Mars Global Surveyor will arrive at Mars at 6:31 p.m. Pacific Daylight Time on September 11. At that time the spacecraft will perform a 22-minute engine burn using its 600- newton main engine to slow its speed enough to be captured in orbit around Mars. "The Mars orbit insertion burn is critical to the start of the Mars Global Surveyor aerobraking operations and mapping," said Glenn Cunningham, Global Surveyor project manager at JPL.
After entering orbit around Mars, Global Surveyor will spend about four months aerobraking in the Martian atmosphere to lower and circularize its orbit. Aerobraking was first tested in the fall of 1993, using the Magellan spacecraft orbiting Venus. The technique allows a spacecraft to use the drag of a planet's atmosphere to lower its orbit without having to rely on propellant.

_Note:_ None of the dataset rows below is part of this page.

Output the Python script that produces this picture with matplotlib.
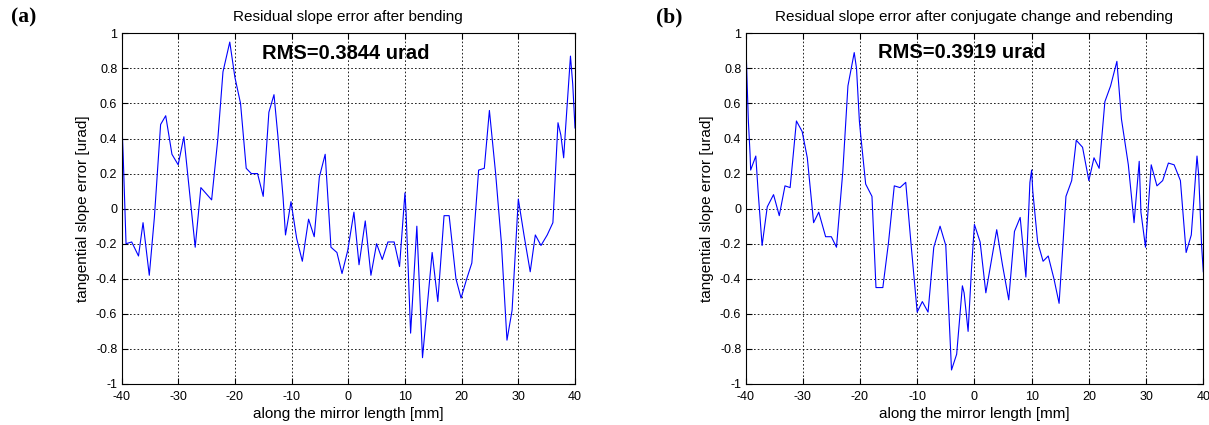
import matplotlib
matplotlib.use("Agg")
import matplotlib.pyplot as plt

# ---- data ----
xa = [-40, -39.7, -39.2, -38.2, -37.0, -36.2, -35.1, -34.2, -33.1, -32.2, -31.1, -30.0, -29.0,
      -27.0, -26.0, -24.1, -23.0, -22.1, -20.9, -20.0, -19.0, -18.0, -17.1, -16.0, -15.0, -14.0,
      -13.1, -12.4, -11.5, -11.07, -10.6, -10.1, -9.1, -8.1, -7.0, -6.0, -5.1, -4.07, -3.05, -2.0,
      -1.1, -0.1, 1.0, 1.9, 3.0, 4.0, 5.0, 6.0, 7.0, 8.1, 9.05, 10.0, 10.2, 11.0, 12.1, 13.1,
      14.8, 15.8, 16.9, 17.8, 19.0, 19.9, 20.9, 21.8, 23.0, 24.0, 24.9, 26.0, 27.0, 28.0, 28.9,
      30.0, 31.0, 32.1, 33.0, 34.0, 35.1, 36.1, 37.0, 37.5, 38.0, 38.3, 39.2, 39.6, 40.0]
ya = [0.55, 0.3, -0.2, -0.19, -0.27, -0.08, -0.38, -0.05, 0.48, 0.53, 0.31, 0.25, 0.41,
      -0.22, 0.12, 0.05, 0.4, 0.78, 0.95, 0.75, 0.6, 0.23, 0.2, 0.2, 0.07, 0.55,
      0.65, 0.41, 0.065, -0.15, -0.06, 0.04, -0.17, -0.30, -0.06, -0.16, 0.18, 0.31, -0.22, -0.25,
      -0.37, -0.24, -0.02, -0.32, -0.07, -0.38, -0.2, -0.29, -0.19, -0.19, -0.33, 0.09, -0.02, -0.71, -0.1, -0.85,
      -0.25, -0.53, -0.04, -0.04, -0.4, -0.51, -0.4, -0.31, 0.22, 0.23, 0.56, 0.2, -0.19, -0.75, -0.58,
      0.055, -0.15, -0.36, -0.15, -0.21, -0.15, -0.08, 0.49, 0.42, 0.29, 0.44, 0.87, 0.71, 0.46]

xb = [-40, -39.7, -39.5, -39.2, -39.1, -38.2, -37.8, -37.1, -36.2, -35.1, -34.1, -33.1, -32.2,
      -31.1, -30.1, -29.2, -28.1, -27.2, -26.0, -25.0, -24.1, -23.0, -22.1, -21.0, -20.6, -20.1,
      -19.9, -19.0, -17.9, -17.2, -16.0, -15.0, -14.0, -13.0, -12.0, -11.05, -10.0, -9.1, -8.1,
      -7.1, -6.0, -5.0, -4.0, -3.1, -2.1, -1.8, -1.1, -0.5, 0.0, 1.0, 2.0, 3.0, 3.9, 4.9, 6.0,
      7.0, 8.0, 9.0, 9.7, 10.0, 10.2, 11.05, 12.0, 12.9, 13.9, 14.8, 15.5, 16.0, 17.0, 17.8,
      18.9, 20.0, 20.9, 21.8, 22.8, 23.8, 24.9, 25.7, 26.9, 27.9, 28.8, 29.1, 29.9, 30.9, 31.9,
      32.9, 33.9, 34.9, 36.0, 37.0, 37.9, 38.9, 39.2, 39.7, 40.0]
yb = [1.02, 0.70, 0.5, 0.31, 0.22, 0.30, 0.1, -0.21, 0.01, 0.08, -0.04, 0.13, 0.12,
      0.5, 0.44, 0.29, -0.08, -0.02, -0.16, -0.16, -0.22, 0.21, 0.7, 0.89, 0.8, 0.5,
      0.43, 0.14, 0.07, -0.45, -0.45, -0.19, 0.13, 0.12, 0.15, -0.21, -0.59, -0.53, -0.59,
      -0.22, -0.1, -0.21, -0.92, -0.83, -0.44, -0.48, -0.70, -0.34, -0.09, -0.19, -0.48, -0.29, -0.12, -0.32, -0.52,
      -0.13, -0.05, -0.39, 0.15, 0.22, 0.1, -0.19, -0.3, -0.27, -0.4, -0.54, -0.19, 0.07, 0.16, 0.39,
      0.35, 0.16, 0.29, 0.23, 0.61, 0.7, 0.84, 0.51, 0.25, -0.08, 0.27, -0.02, -0.22, 0.25, 0.13,
      0.16, 0.26, 0.25, 0.16, -0.25, -0.15, 0.3, 0.19, -0.21, -0.36]

xticks = [-40, -30, -20, -10, 0, 10, 20, 30, 40]
yticks = [-1, -0.8, -0.6, -0.4, -0.2, 0, 0.2, 0.4, 0.6, 0.8, 1]
ytick_labels = ["-1", "-0.8", "-0.6", "-0.4", "-0.2", "0", "0.2", "0.4", "0.6", "0.8", "1"]

titles = ["Residual slope error after bending",
          "Residual slope error after conjugate change and rebending"]
rms_texts = ["RMS=0.3844 urad", "RMS=0.3919 urad"]
panel_labels = ["(a)", "(b)"]
xlabel = "along the mirror length [mm]"
ylabel = "tangential slope error [urad]"

plt.rcParams['font.family'] = ['Liberation Sans', 'DejaVu Sans']

fig = plt.figure(figsize=(12.09, 4.25), dpi=100)
W, H = 1209, 425

def px_axes(x0, x1, ytop, ybot):
    return fig.add_axes([x0 / W, 1 - ybot / H, (x1 - x0) / W, (ybot - ytop) / H])

ax1 = px_axes(121.5, 575, 33.3, 384)
ax2 = px_axes(745.5, 1203.3, 33.3, 384)

series = [(xa, ya), (xb, yb)]
rms_pos = [(-15.2, 0.885), (-16.9, 0.89)]
label_px = [(11, 17), (656, 17)]

for i, ax in enumerate([ax1, ax2]):
    xs, ys = series[i]
    ax.plot(xs, ys, color=(0, 0, 1), lw=0.8, clip_on=True)
    ax.set_xlim(-40, 40)
    ax.set_ylim(-1, 1)
    ax.set_xticks(xticks)
    ax.set_xticklabels([str(t) for t in xticks])
    ax.set_yticks(yticks)
    ax.set_yticklabels(ytick_labels)
    ax.tick_params(axis='both', direction='in', length=4, width=0.8, top=True, right=True,
                   labelsize=9, colors='black')
    ax.tick_params(axis='x', pad=5)
    ax.tick_params(axis='y', pad=3)
    ax.grid(True, color='black', linestyle=(0, (2, 2.5)), linewidth=0.6)
    for s in ax.spines.values():
        s.set_linewidth(0.8)
        s.set_color('black')
    ax.set_title(titles[i], fontsize=11, pad=9)
    ax.set_xlabel(xlabel, fontsize=11, labelpad=3)
    ax.set_ylabel(ylabel, fontsize=11, labelpad=4)
    ax.text(rms_pos[i][0], rms_pos[i][1], rms_texts[i], fontsize=14.5, fontweight='bold',
            ha='left', va='center')
    fig.text(label_px[i][0] / W, 1 - label_px[i][1] / H, panel_labels[i],
             fontsize=15.5, fontweight='bold', family='Liberation Serif',
             ha='left', va='center')

fig.savefig("out.png", dpi=100)
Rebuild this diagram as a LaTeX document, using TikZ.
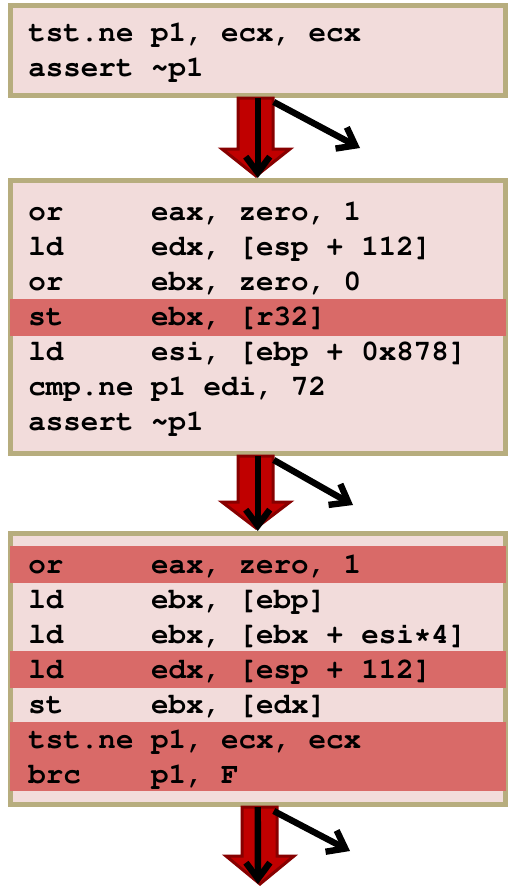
\documentclass[tikz,border=0pt]{standalone}
\usepackage[T1]{fontenc}
\usepackage{courier}
\usepackage{tikz}
\usetikzlibrary{arrows.meta}

\definecolor{boxFill}{RGB}{242,220,219}
\definecolor{boxLine}{RGB}{183,173,126}
\definecolor{hiRed}{RGB}{217,106,104}
\definecolor{arrowRed}{RGB}{192,0,0}
\definecolor{arrowDark}{RGB}{135,0,0}
% mnemonic padded to 7 columns
\newcommand{\ins}[2]{\makebox[4.2em][l]{#1}#2}

\begin{document}
\begin{tikzpicture}
      [x=0.5pt,y=-0.5pt,
       codeBox/.style={draw=boxLine,fill=boxFill,line width=2.5pt,inner sep=0pt,minimum width=247.75pt},
       codeLine/.style={anchor=base west,inner sep=0pt,font=\fontsize{14.6}{17}\selectfont\ttfamily\bfseries},
       hiRow/.style={fill=hiRed},
       bigArrow/.style={fill=arrowRed,draw=arrowDark,line width=1.5pt},
       flow/.style={line width=3.2pt,-{Straight Barb[length=8pt,width=12pt]}}]
      \useasboundingbox (0,0) rectangle (510,889);

      \node[codeBox,minimum height=45pt] (b1) at (257.75,50.5) {};
      \node[codeBox,minimum height=136.5pt] (b2) at (257.75,317) {};
      \node[codeBox,minimum height=135.5pt] (b3) at (257.75,669) {};

      % marked rows
      \foreach \ya/\yb in {299/336,546/583,651/688,722/791}
      \fill[hiRow] (10,\ya) rectangle (505.5,\yb);

      \foreach \y/\op/\arg [count=\i] in {41/tst.ne/{p1, ecx, ecx},76/assert/{\textasciitilde p1},
          220/or/{eax, zero, 1},255/ld/{edx, [esp + 112]},290/or/{ebx, zero, 0},325/st/{ebx, [r32]},
          360/ld/{esi, [ebp + 0x878]},395/cmp.ne/{p1 edi, 72},430/assert/{\textasciitilde p1},
          573/or/{eax, zero, 1},608/ld/{ebx, [ebp]},643/ld/{ebx, [ebx + esi*4]},678/ld/{edx, [esp + 112]},
          713/st/{ebx, [edx]},748/tst.ne/{p1, ecx, ecx},783/brc/{p1, F}}
      \node[codeLine] (t\i) at (28,\y) {\ins{\op}{\arg}};

      % thick red arrows
      \foreach \ya/\yh/\yb/\xs in {98/149/176/0,456/502/528/0,807/856/884/4}
      \filldraw[bigArrow] (238+\xs,\ya) -- (238+\xs,\yh) -- (222+\xs,\yh) -- (256+\xs,\yb)
          -- (290+\xs,\yh) -- (273+\xs,\yh) -- (273+\xs,\ya) -- cycle;

      \coordinate (out) at (258,884);
      \coordinate (f1) at (360,148);
      \coordinate (f2) at (353,505);
      \coordinate (f3) at (350,851);

      \foreach \from/\to in {b1/b2,b2/b3,b3/out}
      \draw[flow] (\from.south) -- (\to);

      \foreach \from/\to in {b1/f1,b2/f2,b3/f3}
      % side exit
      \draw[flow] ([xshift=8pt,yshift=-2pt]\from.south) -- (\to);
    \end{tikzpicture}
\end{document}
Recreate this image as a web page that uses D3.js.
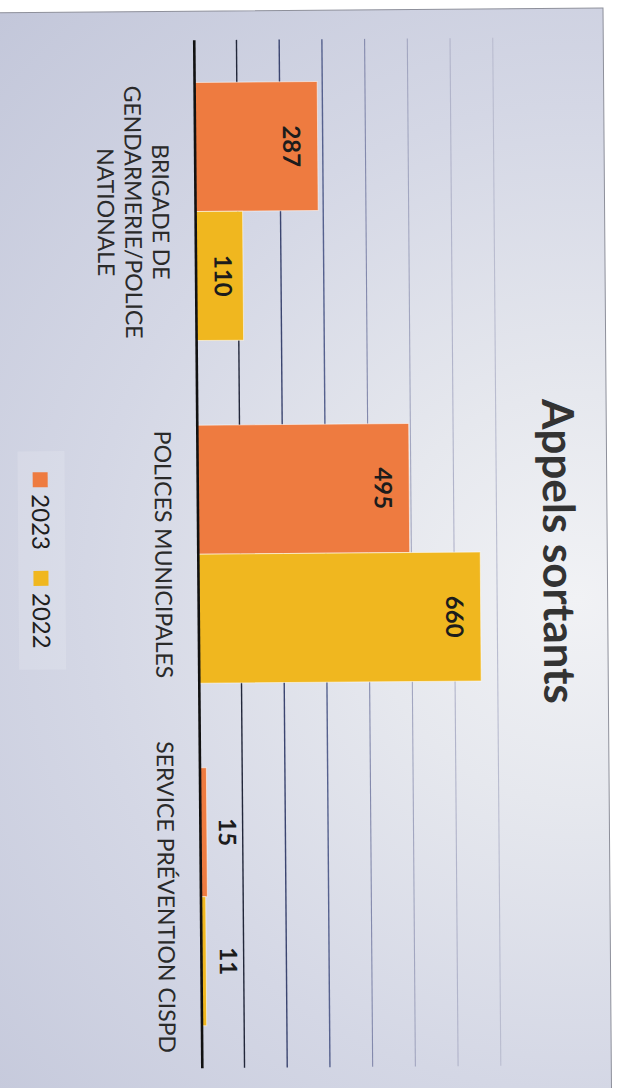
<!DOCTYPE html>
<html>
<head>
<meta charset="utf-8">
<script src="https://cdn.jsdelivr.net/npm/d3@7"></script>
<style>
  html, body { margin: 0; padding: 0; background: #fff; }
  svg { display: block; }
  text { font-family: Lato, "Open Sans", sans-serif; }
</style>
</head>
<body>
<div id="chart"></div>
<script>
// data
var categories = [
  ["BRIGADE DE", "GENDARMERIE/POLICE", "NATIONALE"],
  ["POLICES MUNICIPALES"],
  ["SERVICE PRÉVENTION CISPD"]
];
var seriesNames = ["2023", "2022"];
var values2023 = [287, 495, 15];
var values2022 = [110, 660, 11];
var tickValues = [100, 200, 300, 400, 500, 600, 700];
var seriesColors = ["#ee7b40", "#f0b71f"];
var title = "Appels sortants";

// gridline colours fade out like on the print
var gridColors = ["#22273a", "#3b4570", "#56618e", "#8389ac", "#a2a6c0", "#b1b4ca", "#b9bccf"];

var svgWidth = 618, svgHeight = 1088;

var svg = d3.select("#chart")
    .append("svg")
    .attr("width", svgWidth)
    .attr("height", svgHeight);

// the chart is landscape, the page shows it turned a quarter turn (slightly skewed scan)
var g = svg.append("g")
    .attr("transform", "translate(603,8) rotate(89.55)");

// card background
var defs = svg.append("defs");
var grad = defs.append("radialGradient")
    .attr("id", "bg")
    .attr("gradientUnits", "userSpaceOnUse")
    .attr("cx", 590).attr("cy", 30).attr("r", 820);
grad.append("stop").attr("offset", 0).attr("stop-color", "#f1f2f5");
grad.append("stop").attr("offset", 0.25).attr("stop-color", "#e6e8ee");
grad.append("stop").attr("offset", 0.6).attr("stop-color", "#d4d7e5");
grad.append("stop").attr("offset", 1).attr("stop-color", "#c3c7da");

g.append("rect")
    .attr("x", 0).attr("y", 0)
    .attr("width", 1140).attr("height", 680)
    .attr("fill", "url(#bg)")
    .attr("stroke", "#8e909b")
    .attr("stroke-width", 1);

// scales
var x0 = d3.scaleBand()
    .domain(d3.range(categories.length))
    .range([29, 1057])
    .paddingInner(0.247)
    .paddingOuter(0.1235);

var x1 = d3.scaleBand()
    .domain(seriesNames)
    .range([0, x0.bandwidth()]);

var y = d3.scaleLinear()
    .domain([0, 700])
    .range([409, 110]);

// gridlines
var grid = g.append("g")
    .attr("transform", "translate(29,0)")
    .call(d3.axisLeft(y)
        .tickValues(tickValues)
        .tickSize(-(1057 - 29))
        .tickFormat(""));
grid.select(".domain").remove();
grid.selectAll(".tick line")
    .attr("stroke", function (d, i) { return gridColors[i]; })
    .attr("stroke-width", function (d, i) { return i < 3 ? 1.4 : 1.1; });

// bars
var rows = categories.map(function (c, i) {
  return [
    { cat: i, name: seriesNames[0], value: values2023[i], color: seriesColors[0] },
    { cat: i, name: seriesNames[1], value: values2022[i], color: seriesColors[1] }
  ];
});

var groups = g.selectAll(".cat")
    .data(rows)
    .enter()
    .append("g")
    .attr("class", "cat")
    .attr("transform", function (d, i) { return "translate(" + x0(i) + ",0)"; });

groups.selectAll("rect")
    .data(function (d) { return d; })
    .enter()
    .append("rect")
    .attr("x", function (d) { return x1(d.name); })
    .attr("width", x1.bandwidth())
    .attr("y", function (d) { return y(d.value); })
    .attr("height", function (d) { return y(0) - y(d.value); })
    .attr("fill", function (d) { return d.color; })
    .attr("stroke", "rgba(255,255,255,0.55)")
    .attr("stroke-width", 1);

// value labels, inside end (pushed out when the bar is too short)
groups.selectAll(".val")
    .data(function (d) { return d; })
    .enter()
    .append("text")
    .attr("class", "val")
    .attr("x", function (d) { return x1(d.name) + x1.bandwidth() / 2; })
    .attr("y", function (d) { return Math.min(y(d.value) + 26, y(0) - 27); })
    .attr("dy", "0.36em")
    .attr("text-anchor", "middle")
    .style("font-size", "24px")
    .style("font-weight", "bold")
    .style("fill", "#1c1c1c")
    .text(function (d) { return d.value; });

// baseline
g.append("line")
    .attr("x1", 29).attr("x2", 1057)
    .attr("y1", y(0)).attr("y2", y(0))
    .attr("stroke", "#111")
    .attr("stroke-width", 2.6);

// category labels
var catLabels = g.selectAll(".catlab")
    .data(categories)
    .enter()
    .append("text")
    .attr("class", "catlab")
    .attr("text-anchor", "middle")
    .attr("transform", function (d, i) { return "translate(" + (x0(i) + x0.bandwidth() / 2) + ",452)"; })
    .style("font-size", "23px")
    .style("fill", "#2a2a2a");
catLabels.selectAll("tspan")
    .data(function (d) { return d; })
    .enter()
    .append("tspan")
    .attr("x", 0)
    .attr("y", function (d, i) { return i * 27.5; })
    .text(function (d) { return d; });

// title
g.append("text")
    .attr("x", 543)
    .attr("y", 64)
    .attr("text-anchor", "middle")
    .style("font-size", "44px")
    .style("font-weight", "bold")
    .style("fill", "#333")
    .text(title);

// legend
var legend = g.append("g");
var legendBox = legend.append("rect")
    .attr("fill", "#ffffff")
    .attr("fill-opacity", 0.15);
var cursor = 0;
var items = [];
seriesNames.forEach(function (name, i) {
  var item = legend.append("g");
  item.append("rect")
      .attr("x", cursor).attr("y", 559)
      .attr("width", 15).attr("height", 15)
      .attr("fill", seriesColors[i]);
  var t = item.append("text")
      .attr("x", cursor + 22)
      .attr("y", 575)
      .style("font-size", "24px")
      .style("fill", "#1e1e1e")
      .text(name);
  cursor += 22 + t.node().getComputedTextLength() + 21;
  items.push(item);
});
var legendWidth = cursor - 21;
var legendStart = 548 - legendWidth / 2;
items.forEach(function (item) { item.attr("transform", "translate(" + legendStart + ",0)"); });
legendBox
    .attr("x", legendStart - 21).attr("y", 542)
    .attr("width", legendWidth + 42).attr("height", 47);
</script>
</body>
</html>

During each of its orbits, Global Surveyor will pass through the upper fringes of the Martian atmosphere each time it reaches periapsis, the point in its orbit closest to the planet's surface. Friction from the atmosphere will slow spacecraft slightly and lose some of its momentum during each orbit. This will cause the spacecraft's apopasis, or highest point of the orbit, to be slightly reduced as well. The gradual orbit trim will continue through mid-January 1998, until the spacecraft reaches the final, 350-kilometer by 410-kilometer (217-mile by 254-mile) mapping orbit. Mapping operations will begin on March 15, 1998.
Mars Global Surveyor is the first spacecraft in a new NASA program of Mars exploration, called the Mars Surveyor Program. The program will send pairs of orbiters and landers to Mars every 26 months well into the next century. These robotic explorers will answer a variety of scientific questions about Mars' history, surface, atmosphere, interior and current condition, and pave the way for eventual human expeditions to Mars.
The mission is managed by the Jet Propulsion Laboratory for NASA's Office of Space Science, Washington, DC. The spacecraft was built by NASA's partner, Lockheed Martin Astronautics, in Denver, CO.